What mystifies me is back in the 80s there was a relatively successful amount of programming at school using mainly Logo but also BBC Basic (which doesn't suck nearly as much as other basics). The real tragedy is Logo fell out of favour so quickly for no particular reason.
at high school we got taught CECIL and basic and touched upon a the other languages and there feild of usage. Also taught the history part as well. Had a 380z research machine, BBC micro in the final year and also access to a 2903 ICL mainframe running george over a 300buad acoustic coupler and then would take upto an hour to get a good connection. Sometime later computer studies got turned into a secratary skills on a computer and called ICT.
Logo was great and in some way we still have it at toy level with the various programable toys via mobile phones and let us not forget we still have bigtrax. Though Lego are doing things now we could only dream of as children. Computer back then also came with a programming language interface, nowadays that is a optional extra sadly and is akin to a generation knowing how to drive and how a engine worked so they could identify a fault and fix it to those that can just drive.

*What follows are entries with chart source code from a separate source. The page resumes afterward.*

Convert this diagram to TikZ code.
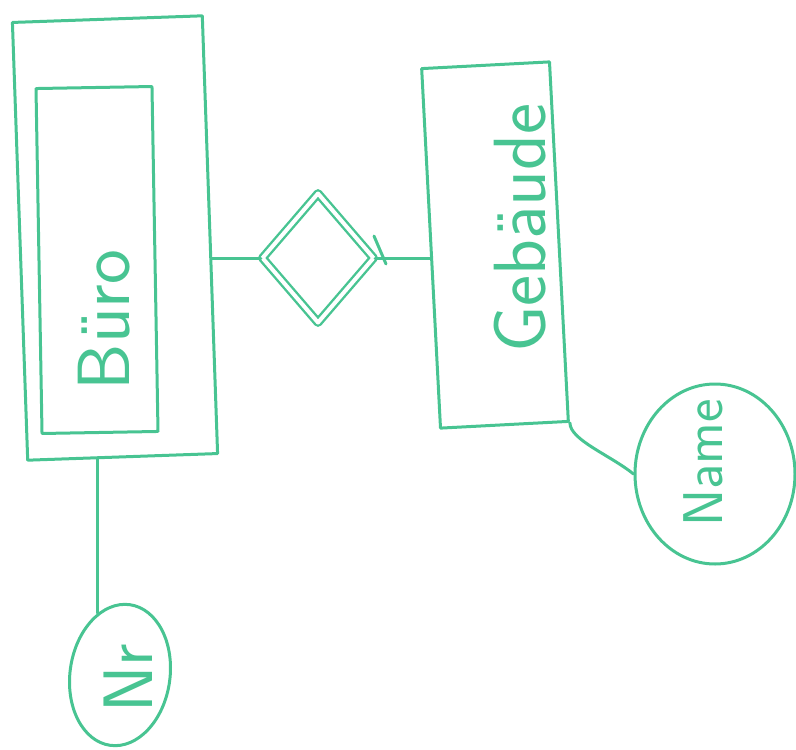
\documentclass[tikz,border=0pt]{standalone}
\usetikzlibrary{shapes.geometric}
\definecolor{pen}{RGB}{72,196,146}
\begin{document}
\begin{tikzpicture}[x=1pt,y=-1pt,
  pline/.style={draw=pen,line width=3pt,line cap=round,line join=round},
  entity/.style={pline,rectangle,inner sep=0pt},
  relbox/.style={pline,diamond,inner sep=0pt,double=white,double distance=4pt,line width=2.4pt},
  attr/.style={pline,ellipse,inner sep=0pt},
  lbl/.style={text=pen,inner sep=0pt,font=\sffamily}
]
\useasboundingbox (0,0) rectangle (796,750);
% Buero (weak entity, double box)
\node[entity,minimum width=190pt,minimum height=438pt,rotate=2] (bo) at (115,238) {};
\node[entity,minimum width=116pt,minimum height=345pt,rotate=1] (bi) at (97,260) {};
\node[lbl,rotate=90,font=\sffamily\fontsize{74}{74}\selectfont] (bt) at (104,320) {Büro};
% relationship
\node[relbox,minimum width=112pt,minimum height=130pt] (dia) at (318,258) {};
% Gebaeude
\node[entity,minimum width=128pt,minimum height=360pt,rotate=3] (ge) at (495,245) {};
\node[lbl,rotate=90,font=\sffamily\fontsize{74}{74}\selectfont] (gt) at (520,228) {Gebäude};
% attributes
\node[attr,minimum width=160pt,minimum height=180pt] (na) at (715,474) {};
\node[lbl,rotate=90,font=\sffamily\fontsize{56}{56}\selectfont] (nt) at (703,463) {Name};
\node[attr,minimum width=100pt,minimum height=142pt,rotate=-8] (nr) at (120,675) {};
\node[lbl,rotate=90,font=\sffamily\fontsize{70}{70}\selectfont] (nrt) at (128,678) {Nr};
% connectors
\draw[pline] (dia.west) -- (dia.west -| bo.east);
\draw[pline] (dia.east) -- (dia.east -| ge.west);
\coordinate (tk) at (380,250);
\draw[pline] ([shift={(-6,-14)}]tk) -- ([shift={(6,14)}]tk);
\draw[pline] (ge.south east) .. controls (570,440) and (610,455) .. (na.west);
\draw[pline] (nr.118) -- (nr.118 |- bo.south);
\end{tikzpicture}
\end{document}
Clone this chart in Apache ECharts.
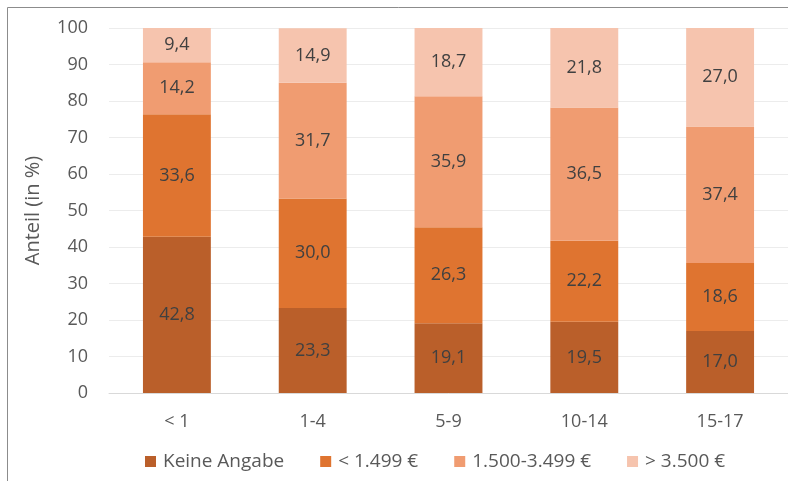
<!DOCTYPE html>
<html><head><meta charset="utf-8">
<script src="https://cdn.jsdelivr.net/npm/echarts@6/dist/echarts.min.js"></script>
<style>html,body{margin:0;padding:0;background:#fff}#c{width:788px;height:481px}</style>
</head><body><div id="c"></div>
<script>
const categories = ['< 1', '1-4', '5-9', '10-14', '15-17'];
const seriesNames = ['Keine Angabe', '< 1.499 €', '1.500-3.499 €', '> 3.500 €'];
const keineAngabe = [42.8, 23.3, 19.1, 19.5, 17.0];
const unter1499 = [33.6, 30.0, 26.3, 22.2, 18.6];
const mittel = [14.2, 31.7, 35.9, 36.5, 37.4];
const ueber3500 = [9.4, 14.9, 18.7, 21.8, 27.0];
const yTicks = [0, 10, 20, 30, 40, 50, 60, 70, 80, 90, 100];

const colors = ['#BA5F2A', '#DF7430', '#F09C71', '#F6C4AE'];
const font = 'Open Sans, sans-serif';
const chart = echarts.init(document.getElementById('c'));
const mk = (name, data, i) => ({
  name, type: 'bar', stack: 'a', data, barWidth: '50%',
  itemStyle: { color: colors[i] },
  label: { show: true, position: 'inside', color: '#404040', fontFamily: font, fontSize: 18,
    formatter: p => p.value.toFixed(1).replace('.', ',') }
});
chart.setOption({
  animation: false,
  grid: { left: 109, right: -1, top: 28, bottom: 88 },
  graphic: [{ type: 'rect', shape: { x: 7.5, y: 7.5, width: 800, height: 500 },
    style: { fill: 'none', stroke: '#8c8c8c', lineWidth: 1 }, silent: true }],
  legend: { bottom: 5, left: 140, itemWidth: 11, itemHeight: 11, itemGap: 36,
    textStyle: { fontFamily: font, fontSize: 19, color: '#595959', padding: [0, 0, 0, 2] },
    data: seriesNames.map(n => ({ name: n, icon: 'rect' })) },
  xAxis: { type: 'category', data: categories,
    axisLine: { lineStyle: { color: '#d9d9d9', width: 1 } }, axisTick: { show: false },
    axisLabel: { fontFamily: font, fontSize: 18, color: '#595959', margin: 20 } },
  yAxis: { type: 'value', min: 0, max: 100, interval: 10,
    name: 'Anteil (in %)', nameLocation: 'middle', nameGap: 66, nameRotate: 90,
    nameTextStyle: { fontFamily: font, fontSize: 20, color: '#595959' },
    axisLabel: { fontFamily: font, fontSize: 18, color: '#595959', margin: 21,
      formatter: v => yTicks.includes(v) ? String(v) : '' },
    splitLine: { lineStyle: { color: '#ececec', width: 1 } },
    axisLine: { show: false }, axisTick: { show: false } },
  series: [mk(seriesNames[0], keineAngabe, 0), mk(seriesNames[1], unter1499, 1),
    mk(seriesNames[2], mittel, 2), mk(seriesNames[3], ueber3500, 3)]
});
</script></body></html>
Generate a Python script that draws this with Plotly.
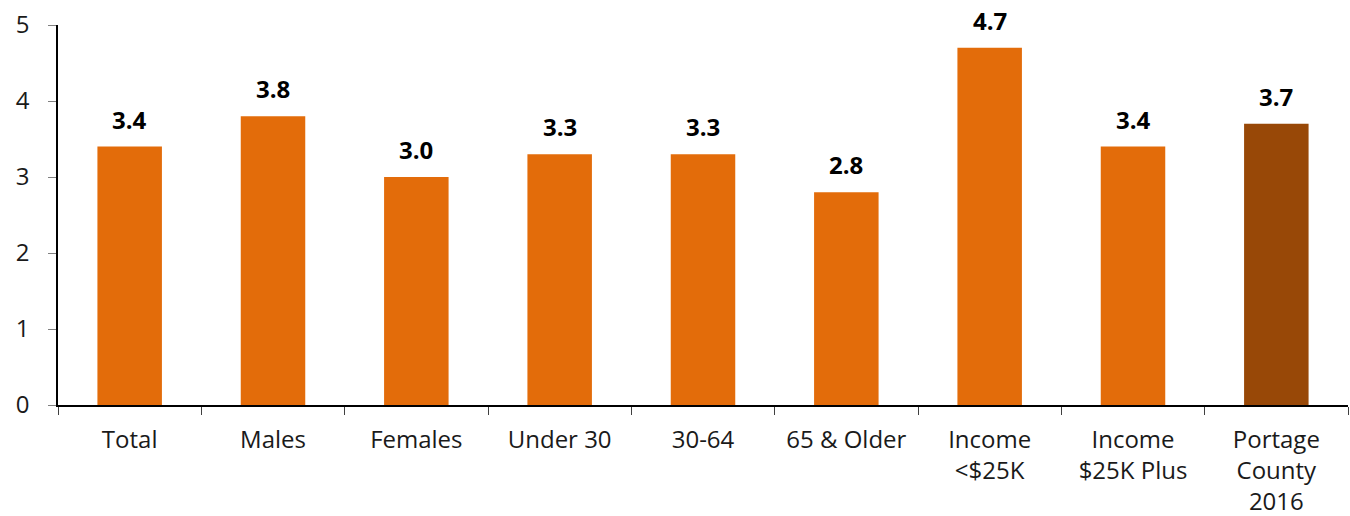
import plotly.graph_objects as go

categories = ["Total", "Males", "Females", "Under 30", "30-64", "65 & Older",
              "Income<br><$25K", "Income<br>$25K Plus", "Portage<br>County<br>2016"]
values = [3.4, 3.8, 3.0, 3.3, 3.3, 2.8, 4.7, 3.4, 3.7]
bar_colors = ["#E36C0A"] * 8 + ["#984807"]
y_ticks = [0, 1, 2, 3, 4, 5]

FONT = "Open Sans, Noto Sans, sans-serif"

fig = go.Figure()
fig.add_trace(go.Bar(
    x=categories,
    y=values,
    marker=dict(color=bar_colors, line=dict(width=0)),
    width=0.45,
    hoverinfo="skip",
))

# bold value labels above each bar
for cat, val in zip(categories, values):
    fig.add_annotation(
        x=cat, y=val, text=f"<b>{val:.1f}</b>",
        showarrow=False, yanchor="bottom", yshift=9,
        font=dict(family=FONT, size=24, color="#000000"),
    )

fig.update_layout(
    width=1350, height=516,
    margin=dict(l=58, r=2, t=25, b=111),
    paper_bgcolor="white", plot_bgcolor="white",
    showlegend=False,
    font=dict(family=FONT, size=24, color="#1a1a1a"),
    xaxis=dict(
        type="category",
        tickson="boundaries",
        ticks="outside", ticklen=8, tickcolor="#404040", tickwidth=1,
        showline=True, linecolor="#000000", linewidth=1.5,
        showgrid=False,
        tickfont=dict(family=FONT, size=24, color="#1a1a1a"),
        ticklabelstandoff=12,
        automargin=False,
    ),
    yaxis=dict(
        range=[0, 5],
        tickvals=y_ticks,
        ticks="outside", ticklen=8, tickcolor="#808080", tickwidth=1,
        showline=True, linecolor="#000000", linewidth=1.5,
        showgrid=False, zeroline=False,
        tickfont=dict(family=FONT, size=24, color="#1a1a1a"),
        ticklabelstandoff=14,
        automargin=False,
    ),
)

fig.write_html("out.html")
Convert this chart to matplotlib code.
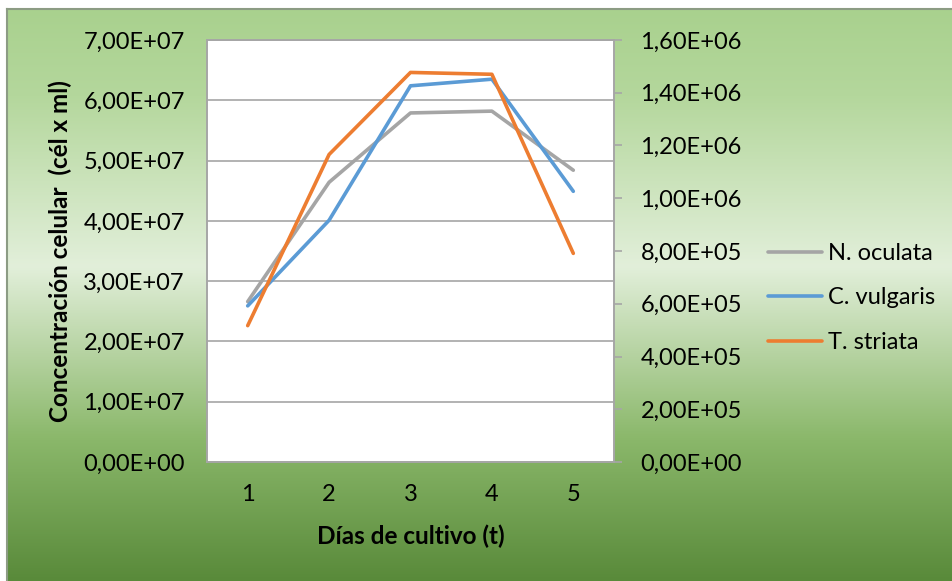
import numpy as np
import matplotlib
matplotlib.use("Agg")
import matplotlib.pyplot as plt
from matplotlib.colors import LinearSegmentedColormap
from matplotlib.ticker import FuncFormatter, MultipleLocator

plt.rcParams['font.family'] = ['Lato', 'DejaVu Sans']

# cultivation days and cell counts (cells per ml)
dias = [1, 2, 3, 4, 5]
n_oculata = [2.66e7, 4.64e7, 5.79e7, 5.82e7, 4.84e7]
c_vulgaris = [2.59e7, 4.01e7, 6.24e7, 6.35e7, 4.49e7]
# T. striata goes on the secondary axis
t_striata = [5.17e5, 1.166e6, 1.477e6, 1.470e6, 7.91e5]

gris = '#A5A5A5'
azul = '#5B9BD5'
naranja = '#ED7D31'


def sci_coma(v, pos):
    s = f"{v:.2E}"
    return s.replace('.', ',')


fig = plt.figure(figsize=(9.53, 5.81), dpi=100)

# green gradient background of the chart area
bg = fig.add_axes([7 / 953, 0, 1 - 7 / 953, 1 - 9 / 581], zorder=-5)
cmap = LinearSegmentedColormap.from_list('verde', [
    (0.0, '#598A3A'),
    (0.25, '#8BB86B'),
    (0.55, '#E2EFDA'),
    (0.85, '#B4D79C'),
    (1.0, '#A9D18E'),
])
grad = np.linspace(0, 1, 256).reshape(-1, 1)
bg.imshow(grad, aspect='auto', cmap=cmap, origin='lower', extent=[0, 1, 0, 1])
bg.set_xlim(0, 1)
bg.set_ylim(0, 1)
bg.set_xticks([])
bg.set_yticks([])
for lado in ['top', 'bottom', 'right']:
    bg.spines[lado].set_visible(False)
bg.spines['left'].set_color('#8C9C84')
bg.spines['left'].set_linewidth(1.5)
fig.add_artist(plt.Line2D([7 / 953, 1], [1 - 9 / 581, 1 - 9 / 581],
                          transform=fig.transFigure, color='#8C9C84', lw=1.5))

ax = fig.add_axes([207 / 953, 1 - 462 / 581, 407 / 953, 422 / 581])
ax.set_facecolor('white')
ax2 = ax.twinx()

ax.set_xlim(0.5, 5.5)
ax.set_ylim(0, 7e7)
ax2.set_ylim(0, 1.6e6)
ax.yaxis.set_major_locator(MultipleLocator(1e7))
ax2.yaxis.set_major_locator(MultipleLocator(2e5))
ax.yaxis.set_major_formatter(FuncFormatter(sci_coma))
ax2.yaxis.set_major_formatter(FuncFormatter(sci_coma))
ax.set_xticks(dias)

ax.grid(axis='y', color='#A6A6A6', lw=1.2)
ax.set_axisbelow(True)

for a in (ax, ax2):
    for lado in a.spines.values():
        lado.set_color('#A6A6A6')
        lado.set_linewidth(1.2)

fs = 17
ax.tick_params(axis='y', length=0, pad=16, labelsize=fs, labelcolor='black')
ax.tick_params(axis='x', length=0, pad=16, labelsize=fs, labelcolor='black')
ax2.tick_params(axis='y', length=6, width=1.2, color='#A6A6A6', pad=13,
                labelsize=fs, labelcolor='black')

l1, = ax.plot(dias, n_oculata, color=gris, lw=2.6, solid_joinstyle='round',
              solid_capstyle='round', label='N. oculata')
l2, = ax.plot(dias, c_vulgaris, color=azul, lw=2.6, solid_joinstyle='round',
              solid_capstyle='round', label='C. vulgaris')
l3, = ax2.plot(dias, t_striata, color=naranja, lw=2.6, solid_joinstyle='round',
               solid_capstyle='round', label='T. striata')

ax.set_ylabel('Concentración celular  (cél x ml)', fontsize=17.5,
              fontweight='bold', labelpad=8)
ax.set_xlabel('Días de cultivo (t)', fontsize=17.5, fontweight='bold',
              labelpad=14)

fig.legend(handles=[l1, l2, l3], loc='center left',
           bbox_to_anchor=(768 / 953, 1 - 298 / 581), frameon=False,
           fontsize=17, handlelength=2.3, handletextpad=0.25,
           labelspacing=1.0, borderpad=0, borderaxespad=0)

fig.savefig('out.png', dpi=100)
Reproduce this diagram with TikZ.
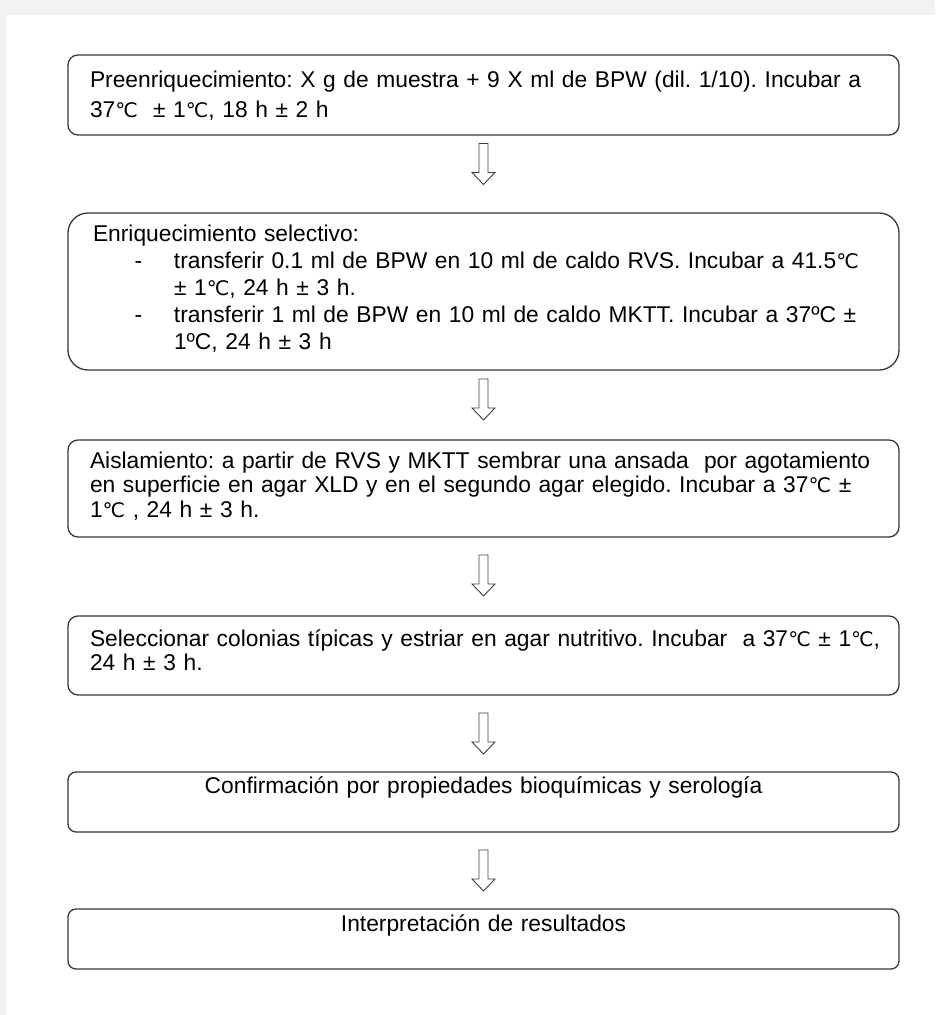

Yip they were well built. Apparently if you entered the front panel (ctrl+F iirc you got a hex debugger) you could single step thru the machine code, now if your did that for the graphic panel part you could blow the screen -- luckily this did not get learned from expereience.
Well logo didn't really have much potential other than for drawing stuff with a turtle. This wasn't because it wasn't capable of glorious things (which it was) but more that it was hard for the staff to understand compared to BBC BASIC.